▶ _Aim_
In the entries below, count every line containing "Reproduce". Return the number and nothing else.

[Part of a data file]
·····

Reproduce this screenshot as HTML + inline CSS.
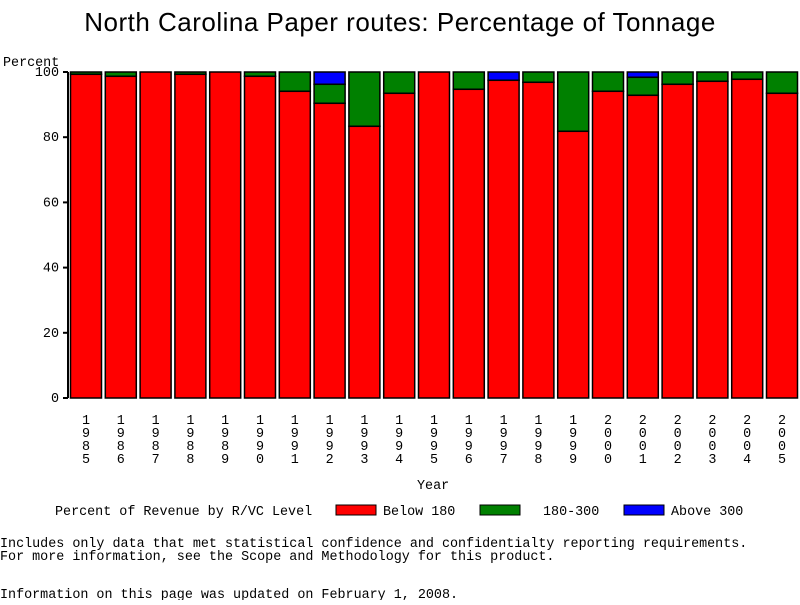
<!DOCTYPE html>
<html><head><meta charset="utf-8"><style>
body{margin:0;background:#fff;}
svg text{font-family:"Liberation Mono",monospace;font-size:13.4px;fill:#000;}
</style></head><body>
<svg width="800" height="600" xmlns="http://www.w3.org/2000/svg">
<rect width="800" height="600" fill="#fff"/>
<text x="400" y="31" text-anchor="middle" style="font-family:'Liberation Sans',sans-serif;font-size:26px;letter-spacing:0.5px">North Carolina Paper routes: Percentage of Tonnage</text>
<text x="3" y="66">Percent</text>
<g id="bars" stroke="#000" stroke-width="1.5"></g>
<g id="axis"></g>
<line x1="68" y1="72" x2="68" y2="398" stroke="#000" stroke-width="2"/>
<text x="417" y="489">Year</text>
<text x="55" y="515">Percent of Revenue by R/VC Level</text>
<rect x="336" y="505" width="40" height="10" fill="#f00" stroke="#000"/>
<text x="383" y="515">Below 180</text>
<rect x="480" y="505" width="40" height="10" fill="#008000" stroke="#000"/>
<text x="543" y="515">180-300</text>
<rect x="624" y="505" width="40" height="10" fill="#00f" stroke="#000"/>
<text x="671" y="515">Above 300</text>
<text x="0" y="547">Includes only data that met statistical confidence and confidentialty reporting requirements.</text>
<text x="0" y="560">For more information, see the Scope and Methodology for this product.</text>
<text x="0" y="598">Information on this page was updated on February 1, 2008.</text>
</svg>
<script>
var ns="http://www.w3.org/2000/svg";
var g=document.getElementById('bars'),ax=document.getElementById('axis');
var d=[[72,74.3],[72,76.3],[72,72],[72,74.3],[72,72],[72,76.3],[72,91.3],[84.3,103.3],[72,126.3],[72,93.3],[72,72],
[72,89.3],[80.3,80.3],[72,82.3],[72,131.3],[72,91.3],[77.3,95.3],[72,84.3],[72,81.3],[72,79.3],[72,93.3]];
function r(x,y,w,h,f){if(h<=0)return;var e=document.createElementNS(ns,'rect');e.setAttribute('x',x);e.setAttribute('y',y);e.setAttribute('width',w);e.setAttribute('height',h);e.setAttribute('fill',f);g.appendChild(e);}
function t(x,y,s,a){var e=document.createElementNS(ns,'text');e.setAttribute('x',x);e.setAttribute('y',y);if(a)e.setAttribute('text-anchor',a);e.textContent=s;ax.appendChild(e);}
for(var i=0;i<21;i++){var x=70.5+34.8*i,w=31;
 r(x,72,w,d[i][0]-72,'#00f');r(x,d[i][0],w,d[i][1]-d[i][0],'#008000');r(x,d[i][1],w,398-d[i][1],'#f00');
 var yr=String(1985+i);for(var k=0;k<4;k++)t(x+w/2,424+13*k,yr[k],'middle');}
for(var v=0;v<=100;v+=20){var y=398-3.26*v;t(59,y+4,String(v),'end');
 var l=document.createElementNS(ns,'line');l.setAttribute('x1',63);l.setAttribute('x2',68);l.setAttribute('y1',y);l.setAttribute('y2',y);l.setAttribute('stroke','#000');l.setAttribute('stroke-width',2);ax.appendChild(l);}
</script>
</body></html>
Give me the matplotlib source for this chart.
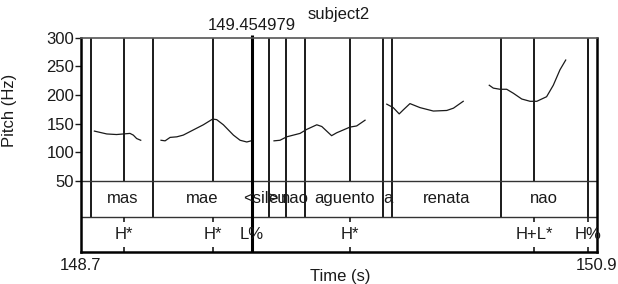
import matplotlib.pyplot as plt

plt.rcParams['font.family'] = ['Liberation Sans', 'DejaVu Sans']

# time range and cursor
t_start, t_end = 148.74, 150.90
cursor = 149.454979

# word tier: boundaries and interval labels
word_edges = [148.74, 148.782, 149.043, 149.455, 149.528, 149.597, 149.678,
              150.005, 150.043, 150.497, 150.861, 150.90]
word_labels = ['', 'mas', 'mae', '<sil>', 'eu', 'nao', 'aguento', 'a',
               'renata', 'nao', '']

# tone tier: points
tone_times = [148.920, 149.294, 149.455, 149.866, 150.636, 150.861]
tone_labels = ['H*', 'H*', 'L%', 'H*', 'H+L*', 'H%']

# pitch contour pieces (s, Hz)
pitch_t = [
    [148.796, 148.848, 148.889, 148.945, 148.959, 148.973, 148.990],
    [149.075, 149.092, 149.113, 149.141, 149.168, 149.210, 149.252, 149.291,
     149.308, 149.336, 149.378, 149.406, 149.434, 149.461],
    [149.548, 149.573, 149.601, 149.657, 149.685, 149.727, 149.748, 149.789,
     149.810, 149.866, 149.894, 149.929],
    [150.020, 150.047, 150.072, 150.089, 150.117, 150.159, 150.215, 150.271,
     150.299, 150.340],
    [150.449, 150.466, 150.494, 150.522, 150.550, 150.585, 150.620, 150.648,
     150.689, 150.717, 150.745, 150.769],
]
pitch_hz = [
    [137, 132, 131, 133, 130, 124, 121],
    [121, 120, 126, 127, 130, 139, 148, 158, 157, 148, 130, 121, 118, 121],
    [120, 121, 127, 133, 140, 148, 145, 129, 134, 144, 146, 156],
    [184, 178, 167, 174, 185, 178, 172, 173, 177, 189],
    [217, 212, 210, 210, 203, 193, 189, 189, 197, 217, 244, 261],
]

y_ticks = [50, 100, 150, 200, 250, 300]
word_bottom = -13
tone_bottom = -74
ink = '#1a1a1a'

fig = plt.figure(figsize=(6.18, 2.84), dpi=100)
ax = fig.add_axes([81 / 618, 1 - 252 / 284, 516 / 618, (252 - 37.7) / 284])
ax.set_xlim(t_start, t_end)
ax.set_ylim(tone_bottom, 300)

# boundaries through the pitch area
inner = word_edges[1:-1] + tone_times
ax.vlines(inner, 50, 300, color=ink, lw=1.4)
# word tier
ax.vlines(word_edges[1:-1], word_bottom, 50, color=ink, lw=1.4)
ax.axhline(50, color='#333333', lw=1.0)
ax.axhline(word_bottom, color='#333333', lw=1.0)
for a, b, lab in zip(word_edges[:-1], word_edges[1:], word_labels):
    ax.text((a + b) / 2, (50 + word_bottom) / 2, lab, ha='center', va='center',
            fontsize=12, color=ink)
# tone tier
tick = 9
ax.vlines(tone_times, word_bottom - tick, word_bottom, color=ink, lw=1.2)
ax.vlines(tone_times, tone_bottom, tone_bottom + tick, color=ink, lw=1.2)
for t, lab in zip(tone_times, tone_labels):
    ax.text(t, (word_bottom + tone_bottom) / 2, lab, ha='center', va='center',
            fontsize=12, color=ink)

# pitch
for ts, hz in zip(pitch_t, pitch_hz):
    ax.plot(ts, hz, color=ink, lw=0.9)

# cursor
ax.vlines(cursor, tone_bottom, 305, color='black', lw=2.2, clip_on=False)
ax.annotate(f'{cursor}', xy=(cursor, 300), xytext=(0, 8.5),
            textcoords='offset points', ha='center', va='center',
            fontsize=12, color=ink)

ax.set_yticks(y_ticks)
ax.tick_params(axis='y', direction='out', length=4, width=1, labelsize=12,
               pad=1, colors=ink)
ax.set_xticks([t_start, t_end])
ax.set_xticklabels(['148.7', '150.9'])
ax.tick_params(axis='x', length=0, labelsize=12, pad=4, colors=ink)

for s in ['left', 'right', 'bottom']:
    ax.spines[s].set_linewidth(1.8)
    ax.spines[s].set_color('black')
ax.spines['top'].set_linewidth(1.2)
ax.spines['top'].set_color('#555555')

fig.text(339 / 618, 1 - 14 / 284, 'subject2', ha='center', va='center',
         fontsize=12, color=ink)
fig.text(340 / 618, 1 - 277 / 284, 'Time (s)', ha='center', va='center',
         fontsize=12, color=ink)
fig.text(10 / 618, 1 - 110 / 284, 'Pitch (Hz)', ha='center', va='center',
         rotation=90, fontsize=12, color=ink)

fig.savefig('out.png', dpi=100)
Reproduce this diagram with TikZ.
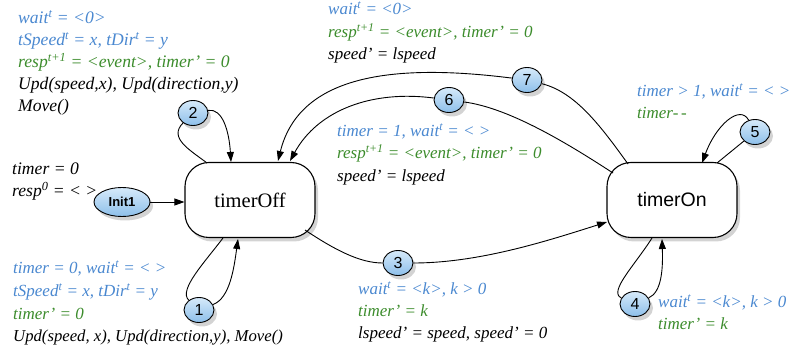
\documentclass[tikz,border=0pt]{standalone}
\usepackage{fontspec}
\setmainfont{Liberation Serif}
\setsansfont{Liberation Sans}
\usetikzlibrary{arrows.meta,shadows,shapes.geometric}
\definecolor{cblue}{HTML}{4A88D0}
\definecolor{cgreen}{HTML}{3C8C2C}
\definecolor{bubtop}{HTML}{D6EAFA}
\definecolor{bubbot}{HTML}{8DBFEA}
\tikzset{
  lbl/.style={anchor=base west, inner sep=0pt, font=\itshape\fontsize{17}{20}\selectfont},
  big/.style={font=\itshape\fontsize{17.6}{20}\selectfont},
  long/.style={font=\itshape\fontsize{16.7}{20}\selectfont},
  state/.style={draw, line width=1.1pt, rounded corners=24pt, minimum width=130pt, minimum height=75pt, fill=white,
     drop shadow={shadow xshift=3pt, shadow yshift=-4pt, opacity=0.35}},
  bub/.style={ellipse, draw, line width=0.9pt, minimum width=30pt, minimum height=25pt, inner sep=0pt,
     top color=bubtop, bottom color=bubbot, font=\sffamily\fontsize{16}{16}\selectfont,
     drop shadow={shadow xshift=3pt, shadow yshift=-4pt, opacity=0.35}},
  edge/.style={line width=0.9pt},
  arr/.style={line width=0.9pt, -{Triangle[length=10pt,width=7pt]}},
}
\begin{document}
\begin{tikzpicture}[x=1pt,y=-1pt]
\useasboundingbox (0,0) rectangle (790,352);
% states
\node[state, font=\fontsize{20.5}{20.5}\selectfont] (off) at (250,200) {timerOff};
\node[state, font=\sffamily\fontsize{19.5}{19.5}\selectfont] (on) at (672,200) {timerOn};
\node[bub, minimum width=56pt, minimum height=29pt, font=\sffamily\bfseries\fontsize{13}{13}\selectfont] (init) at (122,202) {Init1};
% bubbles
\node[bub] (n1) at (199,310) {1};
\node[bub] (n2) at (193,113) {2};
\node[bub] (n3) at (398,263) {3};
\node[bub] (n4) at (635,304) {4};
\node[bub] (n5) at (755,132) {5};
\node[bub] (n6) at (449,100) {6};
\node[bub] (n7) at (527,80) {7};
% coordinates on the boxes
\coordinate (o2s) at (207,163);
\coordinate (o2e) at (231,162);
\coordinate (o1s) at (223,238);
\coordinate (o1e) at (238,239);
\coordinate (o3s) at (305,230);
\coordinate (on3) at (607,222);
\coordinate (on4s) at (652,238);
\coordinate (on4e) at (662,239);
\coordinate (on5s) at (717,163);
\coordinate (on5e) at (702,163);
\coordinate (on6s) at (613,173);
\coordinate (o6e) at (290,161);
\coordinate (on7s) at (628,164);
\coordinate (o7e) at (278,161);
% connectors
\draw[arr] (init) -- (off.west |- init);
\draw[edge] (o2s) .. controls (190,150) and (168,138) .. (n2);
\draw[arr] (n2) .. controls (222,108) and (229,130) .. (o2e);
\draw[edge] (o1s) .. controls (205,262) and (178,290) .. (n1);
\draw[arr] (n1) .. controls (230,298) and (234,268) .. (o1e);
\draw[edge] (o3s) .. controls (335,250) and (360,263) .. (n3);
\draw[arr] (n3) .. controls (480,263) and (550,240) .. (on3);
\draw[edge] (on4s) .. controls (635,265) and (608,292) .. (n4);
\draw[arr] (n4) .. controls (662,292) and (663,268) .. (on4e);
\draw[edge] (on5s) -- (n5);
\draw[arr] (n5) .. controls (740,104) and (716,125) .. (on5e);
\draw[edge] (on6s) .. controls (570,145) and (510,108) .. (n6);
\draw[arr] (n6) .. controls (372,90) and (318,110) .. (o6e);
\draw[edge] (on7s) .. controls (600,125) and (575,92) .. (n7);
\draw[arr] (n7) .. controls (400,64) and (300,72) .. (o7e);
% labels
\node[lbl, big, cblue] (t1) at (18,24) {wait\textsuperscript{t} = <0>};
\node[lbl, big, cblue] (t2) at (18,46) {tSpeed\textsuperscript{t} = x, tDir\textsuperscript{t} = y};
\node[lbl, big, cgreen] (t3) at (18,68) {resp\textsuperscript{t+1} = <event>, timer' = 0};
\node[lbl, big] (t4) at (18,90) {Upd(speed,x), Upd(direction,y)};
\node[lbl, big] (t5) at (18,112) {Move()};
\node[lbl, big] (i1) at (12,175) {timer = 0};
\node[lbl, big] (i2) at (12,197) {resp\textsuperscript{0} = <~>};
\node[lbl, cblue] (b1) at (13,274) {timer = 0, wait\textsuperscript{t} = <~>};
\node[lbl, cblue] (b2) at (13,297) {tSpeed\textsuperscript{t} = x, tDir\textsuperscript{t} = y};
\node[lbl, cgreen] (b3) at (13,320) {timer' = 0};
\node[lbl, long] (b4) at (13,342) {Upd(speed, x), Upd(direction,y), Move()};
\node[lbl, cblue] (m1) at (328,15) {wait\textsuperscript{t} = <0>};
\node[lbl, cgreen] (m2) at (328,38) {resp\textsuperscript{t+1} = <event>, timer' = 0};
\node[lbl] (m3) at (328,60) {speed' = lspeed};
\node[lbl, cblue] (c1) at (337,137) {timer = 1, wait\textsuperscript{t} = <~>};
\node[lbl, cgreen] (c2) at (337,159) {resp\textsuperscript{t+1} = <event>, timer' = 0};
\node[lbl] (c3) at (337,182) {speed' = lspeed};
\node[lbl, cblue] (r1) at (637,97) {timer > 1, wait\textsuperscript{t} = <~>};
\node[lbl, cgreen] (r2) at (637,119) {timer-\,-};
\node[lbl, cblue] (d1) at (358,295) {wait\textsuperscript{t} = <k>, k > 0};
\node[lbl, cgreen] (d2) at (358,317) {timer' = k};
\node[lbl] (d3) at (358,339) {lspeed' = speed, speed' = 0};
\node[lbl, cblue] (e1) at (658,308) {wait\textsuperscript{t} = <k>, k > 0};
\node[lbl, cgreen] (e2) at (658,330) {timer' = k};
\end{tikzpicture}
\end{document}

·····

▶ _Solution for this exercise_
2